The diaspora map and the jersey map are the same map. A Tita in Milan ships her nephew an Inter shirt. He wears it to a watch party in Cubao. The shirt costs more than his weekly food budget, so he wears it carefully.

The colonial residue nobody talks about

Spain colonized the Philippines for over 300 years and barely left a football culture behind. The Americans handed us basketball instead, which is why a country with the body type for midfield play obsesses over a sport built for people 6'5".

So when Filipinos pick a World Cup team, they are picking from a menu somebody else wrote. Brazil because of telenovelas dubbed in Tagalog. Germany because of engineering jobs. Japan and South Korea because of K-drama and anime crossover loyalty. The choice feels personal. The options are not.

The Azkals problem is a passport problem

The national team has long leaned on Fil-foreign players, half-Filipino footballers raised in England, Germany, Spain, the US, recruited because the local pipeline cannot produce them. The pitches are not there. The youth leagues are not funded.

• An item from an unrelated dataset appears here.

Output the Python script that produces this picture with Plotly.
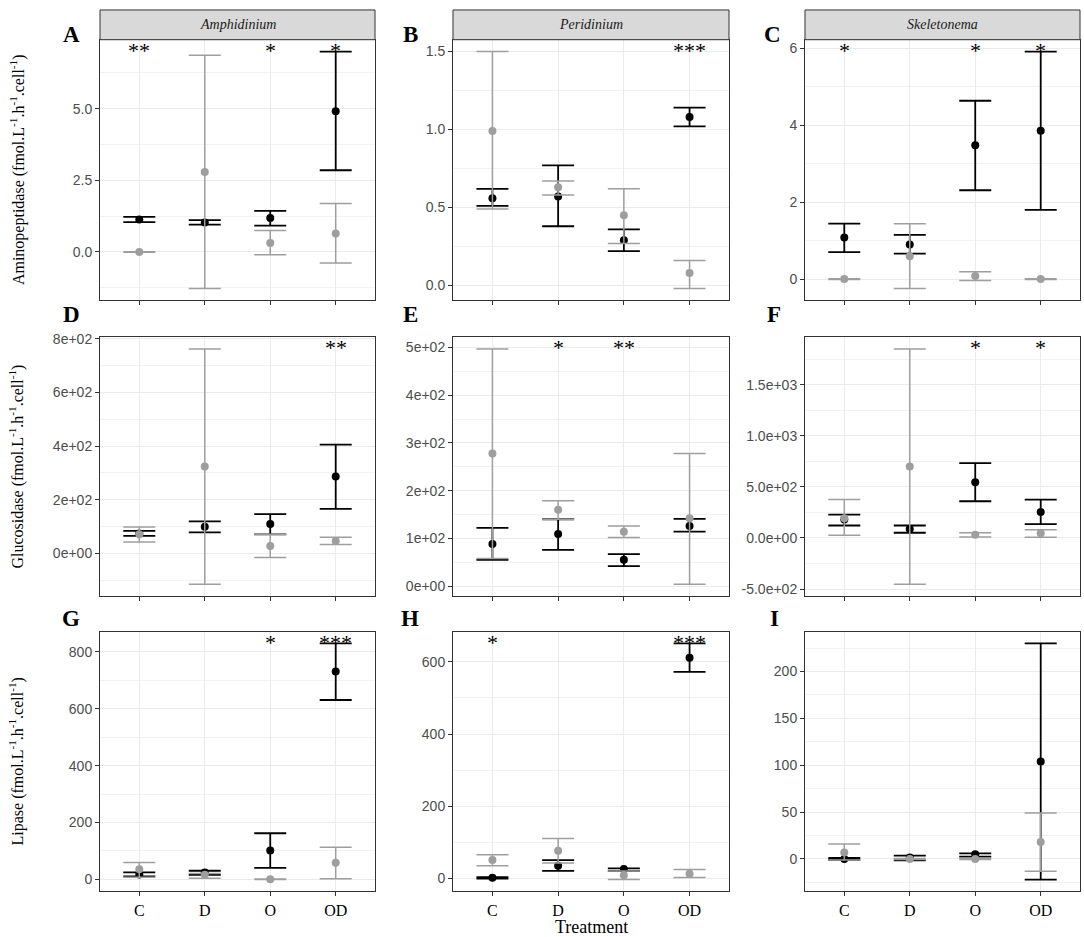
import plotly.graph_objects as go

W, H = 1084, 937

treatments = ["C", "D", "O", "OD"]
genera = ["Amphidinium", "Peridinium", "Skeletonema"]

# Aminopeptidase -- black = dark series, grey = light series
amph_amino_dark = [1.13, 1.03, 1.18, 4.91]
amph_amino_dark_lo = [1.04, 0.95, 0.92, 2.85]
amph_amino_dark_hi = [1.22, 1.11, 1.43, 6.99]
amph_amino_light = [0.0, 2.79, 0.31, 0.64]
amph_amino_light_lo = [-0.01, -1.28, -0.10, -0.39]
amph_amino_light_hi = [0.01, 6.86, 0.75, 1.69]
amph_amino_stars = ["**", "", "*", "*"]

peri_amino_dark = [0.56, 0.57, 0.29, 1.08]
peri_amino_dark_lo = [0.51, 0.38, 0.22, 1.02]
peri_amino_dark_hi = [0.62, 0.77, 0.36, 1.14]
peri_amino_light = [0.99, 0.63, 0.45, 0.08]
peri_amino_light_lo = [0.49, 0.58, 0.27, -0.02]
peri_amino_light_hi = [1.50, 0.67, 0.62, 0.16]
peri_amino_stars = ["", "", "", "***"]

skel_amino_dark = [1.08, 0.90, 3.48, 3.86]
skel_amino_dark_lo = [0.70, 0.66, 2.31, 1.80]
skel_amino_dark_hi = [1.44, 1.15, 4.64, 5.92]
skel_amino_light = [0.0, 0.59, 0.08, 0.0]
skel_amino_light_lo = [-0.01, -0.25, -0.04, -0.01]
skel_amino_light_hi = [0.01, 1.44, 0.19, 0.01]
skel_amino_stars = ["*", "", "*", "*"]

# Glucosidase
amph_gluc_dark = [74, 99, 109, 286]
amph_gluc_dark_lo = [65, 78, 71, 166]
amph_gluc_dark_hi = [84, 119, 146, 405]
amph_gluc_light = [71, 324, 27, 46]
amph_gluc_light_lo = [42, -115, -16, 33]
amph_gluc_light_hi = [98, 762, 71, 60]
amph_gluc_stars = ["", "", "", "**"]

peri_gluc_dark = [88, 109, 55, 126]
peri_gluc_dark_lo = [55, 76, 42, 114]
peri_gluc_dark_hi = [122, 140, 67, 141]
peri_gluc_light = [278, 160, 114, 142]
peri_gluc_light_lo = [58, 140, 102, 4]
peri_gluc_light_hi = [497, 179, 126, 278]
peri_gluc_stars = ["", "*", "**", ""]

skel_gluc_dark = [180, 87, 545, 253]
skel_gluc_dark_lo = [122, 51, 359, 135]
skel_gluc_dark_hi = [228, 122, 731, 375]
skel_gluc_light = [192, 699, 32, 45]
skel_gluc_light_lo = [26, -452, 10, 7]
skel_gluc_light_hi = [375, 1849, 51, 80]
skel_gluc_stars = ["", "", "*", "*"]

# Lipase
amph_lip_dark = [17, 24, 101, 731]
amph_lip_dark_lo = [10, 16, 40, 631]
amph_lip_dark_hi = [24, 30, 162, 830]
amph_lip_light = [35, 16, 0, 58]
amph_lip_light_lo = [7, 4, -1, 2]
amph_lip_light_hi = [59, 20, 1, 113]
amph_lip_stars = ["", "", "*", "***"]

peri_lip_dark = [2, 35, 26, 611]
peri_lip_dark_lo = [0, 21, 21, 572]
peri_lip_dark_hi = [4, 51, 28, 651]
peri_lip_light = [51, 77, 9, 13]
peri_lip_light_lo = [35, 43, -3, 3]
peri_lip_light_hi = [66, 111, 21, 25]
peri_lip_stars = ["*", "", "", "***"]

skel_lip_dark = [0, 1.5, 5, 104]
skel_lip_dark_lo = [-1, -1.5, 2.5, -22]
skel_lip_dark_hi = [1, 3.5, 6, 230]
skel_lip_light = [7, 0, 0, 18]
skel_lip_light_lo = [-1, -0.5, -0.5, -13]
skel_lip_light_hi = [16, 0.5, 0.5, 49]
skel_lip_stars = ["", "", "", ""]

# y tick values / labels per panel
amph_amino_ticks = [0, 2.5, 5]
amph_amino_labels = ["0.0", "2.5", "5.0"]
peri_amino_ticks = [0, 0.5, 1, 1.5]
peri_amino_labels = ["0.0", "0.5", "1.0", "1.5"]
skel_amino_ticks = [0, 2, 4, 6]
skel_amino_labels = ["0", "2", "4", "6"]
amph_gluc_ticks = [0, 200, 400, 600, 800]
amph_gluc_labels = ["0e+00", "2e+02", "4e+02", "6e+02", "8e+02"]
peri_gluc_ticks = [0, 100, 200, 300, 400, 500]
peri_gluc_labels = ["0e+00", "1e+02", "2e+02", "3e+02", "4e+02", "5e+02"]
skel_gluc_ticks = [-500, 0, 500, 1000, 1500]
skel_gluc_labels = ["-5.0e+02", "0.0e+00", "5.0e+02", "1.0e+03", "1.5e+03"]
amph_lip_ticks = [0, 200, 400, 600, 800]
amph_lip_labels = ["0", "200", "400", "600", "800"]
peri_lip_ticks = [0, 200, 400, 600]
peri_lip_labels = ["0", "200", "400", "600"]
skel_lip_ticks = [0, 50, 100, 150, 200]
skel_lip_labels = ["0", "50", "100", "150", "200"]

y_titles = ["Aminopeptidase", "Glucosidase", "Lipase"]
panel_letters = ["A", "B", "C", "D", "E", "F", "G", "H", "I"]

panels = [
    (amph_amino_dark, amph_amino_dark_lo, amph_amino_dark_hi, amph_amino_light, amph_amino_light_lo, amph_amino_light_hi, amph_amino_stars, amph_amino_ticks, amph_amino_labels),
    (peri_amino_dark, peri_amino_dark_lo, peri_amino_dark_hi, peri_amino_light, peri_amino_light_lo, peri_amino_light_hi, peri_amino_stars, peri_amino_ticks, peri_amino_labels),
    (skel_amino_dark, skel_amino_dark_lo, skel_amino_dark_hi, skel_amino_light, skel_amino_light_lo, skel_amino_light_hi, skel_amino_stars, skel_amino_ticks, skel_amino_labels),
    (amph_gluc_dark, amph_gluc_dark_lo, amph_gluc_dark_hi, amph_gluc_light, amph_gluc_light_lo, amph_gluc_light_hi, amph_gluc_stars, amph_gluc_ticks, amph_gluc_labels),
    (peri_gluc_dark, peri_gluc_dark_lo, peri_gluc_dark_hi, peri_gluc_light, peri_gluc_light_lo, peri_gluc_light_hi, peri_gluc_stars, peri_gluc_ticks, peri_gluc_labels),
    (skel_gluc_dark, skel_gluc_dark_lo, skel_gluc_dark_hi, skel_gluc_light, skel_gluc_light_lo, skel_gluc_light_hi, skel_gluc_stars, skel_gluc_ticks, skel_gluc_labels),
    (amph_lip_dark, amph_lip_dark_lo, amph_lip_dark_hi, amph_lip_light, amph_lip_light_lo, amph_lip_light_hi, amph_lip_stars, amph_lip_ticks, amph_lip_labels),
    (peri_lip_dark, peri_lip_dark_lo, peri_lip_dark_hi, peri_lip_light, peri_lip_light_lo, peri_lip_light_hi, peri_lip_stars, peri_lip_ticks, peri_lip_labels),
    (skel_lip_dark, skel_lip_dark_lo, skel_lip_dark_hi, skel_lip_light, skel_lip_light_lo, skel_lip_light_hi, skel_lip_stars, skel_lip_ticks, skel_lip_labels),
]

# panel boxes in pixels (left, right) and (top, bottom)
col_px = [(100, 375), (453, 729), (805, 1080)]
row_px = [(33, 296), (333, 594), (630, 892)]
letter_pos = [(71, 28), (410, 28), (773, 28), (71, 310), (410, 310), (774, 310), (71, 617), (410, 617), (774, 617)]

SERIF = "Liberation Serif, Times New Roman, serif"
SANS = "Liberation Sans, Arial, sans-serif"
DARK = "#000000"
LIGHT = "#9E9E9E"


def px_x(p):
    return p / W


def px_y(p):
    return 1 - p / H


def label(x, y, text, font, angle=0):
    # centred text placed by pixel position
    return dict(x=px_x(x), y=px_y(y), xref="paper", yref="paper", text=text,
                showarrow=False, xanchor="center", yanchor="middle",
                textangle=angle, font=font)


def error_trace(mean, lo, hi, color, lw, ax):
    return go.Scatter(
        x=treatments, y=mean, mode="markers",
        marker=dict(color=color, size=8),
        error_y=dict(type="data", symmetric=False,
                     array=[h - m for h, m in zip(hi, mean)],
                     arrayminus=[m - l for m, l in zip(mean, lo)],
                     color=color, thickness=lw, width=16),
        xaxis="x" + ax, yaxis="y" + ax, showlegend=False, hoverinfo="skip")


fig = go.Figure()
layout = dict(width=W, height=H, margin=dict(l=0, r=0, t=0, b=0),
              plot_bgcolor="white", paper_bgcolor="white", showlegend=False)
shapes = []
annotations = []

for i, p in enumerate(panels):
    dark, dark_lo, dark_hi, light, light_lo, light_hi, stars, ticks, labels = p
    row, col = i // 3, i % 3
    ax = "" if i == 0 else str(i + 1)

    fig.add_trace(error_trace(dark, dark_lo, dark_hi, DARK, 1.8, ax))
    fig.add_trace(error_trace(light, light_lo, light_hi, LIGHT, 1.5, ax))

    # ggplot style 5% expansion around the data
    ymin = min(dark_lo + light_lo)
    ymax = max(dark_hi + light_hi)
    pad = (ymax - ymin) * 0.05

    # significance stars sit at the panel's highest bar end
    for t, s in zip(treatments, stars):
        if s:
            annotations.append(dict(x=t, y=ymax, xref="x" + ax, yref="y" + ax,
                                    text=s, showarrow=False, xanchor="center",
                                    yanchor="middle", yshift=1,
                                    font=dict(family=SERIF, size=22, color="black")))

    x0, x1 = col_px[col]
    y0, y1 = row_px[row]
    step = ticks[1] - ticks[0]

    layout["xaxis" + ax] = dict(
        domain=[px_x(x0), px_x(x1)], anchor="y" + ax,
        type="category", categoryorder="array", categoryarray=treatments,
        range=[-0.6, 3.6], showgrid=True, gridcolor="#EBEBEB", gridwidth=1,
        showline=True, mirror=True, linecolor="#333333", linewidth=1,
        ticks="outside", ticklen=4, tickcolor="#333333",
        showticklabels=(row == 2),
        tickfont=dict(family=SERIF, size=16, color="black"),
        zeroline=False, fixedrange=True)
    layout["yaxis" + ax] = dict(
        domain=[px_y(y1), px_y(y0)], anchor="x" + ax,
        range=[ymin - pad, ymax + pad],
        tickmode="array", tickvals=ticks, ticktext=labels,
        showgrid=True, gridcolor="#EBEBEB", gridwidth=1,
        minor=dict(showgrid=True, gridcolor="#F2F2F2", gridwidth=0.8,
                   tick0=ticks[0] - step / 2, dtick=step),
        showline=True, mirror=True, linecolor="#333333", linewidth=1,
        ticks="outside", ticklen=4, tickcolor="#333333",
        tickfont=dict(family=SANS, size=14, color="#4D4D4D"),
        zeroline=False, fixedrange=True)

    lx, ly = letter_pos[i]
    annotations.append(label(lx, ly, "<b>" + panel_letters[i] + "</b>",
                             dict(family=SERIF, size=23, color="black")))

# facet strips on the top row
for col, name in enumerate(genera):
    x0, x1 = col_px[col]
    shapes.append(dict(type="rect", xref="paper", yref="paper",
                       x0=px_x(x0), x1=px_x(x1), y0=px_y(33), y1=px_y(3),
                       fillcolor="#D9D9D9", line=dict(color="#333333", width=1)))
    annotations.append(label((x0 + x1) / 2, 18, "<i>" + name + "</i>",
                             dict(family=SERIF, size=14, color="#1A1A1A")))

# y axis titles, one per row
unit = " (fmol.L<sup>-1</sup>.h<sup>-1</sup>.cell<sup>-1</sup>)"
for row, name in enumerate(y_titles):
    y0, y1 = row_px[row]
    annotations.append(label(17, (y0 + y1) / 2, name + unit,
                             dict(family=SERIF, size=16, color="black"), angle=-90))

annotations.append(label(591, 928, "Treatment", dict(family=SERIF, size=18, color="black")))

layout["shapes"] = shapes
layout["annotations"] = annotations
fig.update_layout(**layout)

# drop the default page margin so the figure sits at the window's corner
fig.write_html("out.html", config={"displayModeBar": False},
               post_script="document.body.style.margin='0';document.body.style.overflow='hidden';")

Public schools play basketball on cracked concrete because that is what the budget allows.

So the squad that represents the Philippines is mostly built from sons of OFWs and migrants. The diaspora cheers for Brazil during the World Cup and for the Philippines during qualifiers, and somehow both feel honest.

What the jersey actually means

A Brazil jersey in Quezon City is not a betrayal. It is a snapshot of who raised you, what channel your lola left on, which uncle sent the balikbayan box, which country issued the visa that paid for your tuition.

When the group stage starts in June, the watch parties at Poblacion bars and Cebu sports pubs will be loud, drunk, and weirdly multinational. Somebody will argue that supporting Argentina is not Filipino. Somebody else will point out that the Argentina jersey was bought with money wired from Dubai, watched on a TV bought in installments, in a condo rented from a landlord whose son plays for a club in Madrid. The jersey is paid for. The loyalty is earned. The Philippines is not on the bracket, but it is in the room.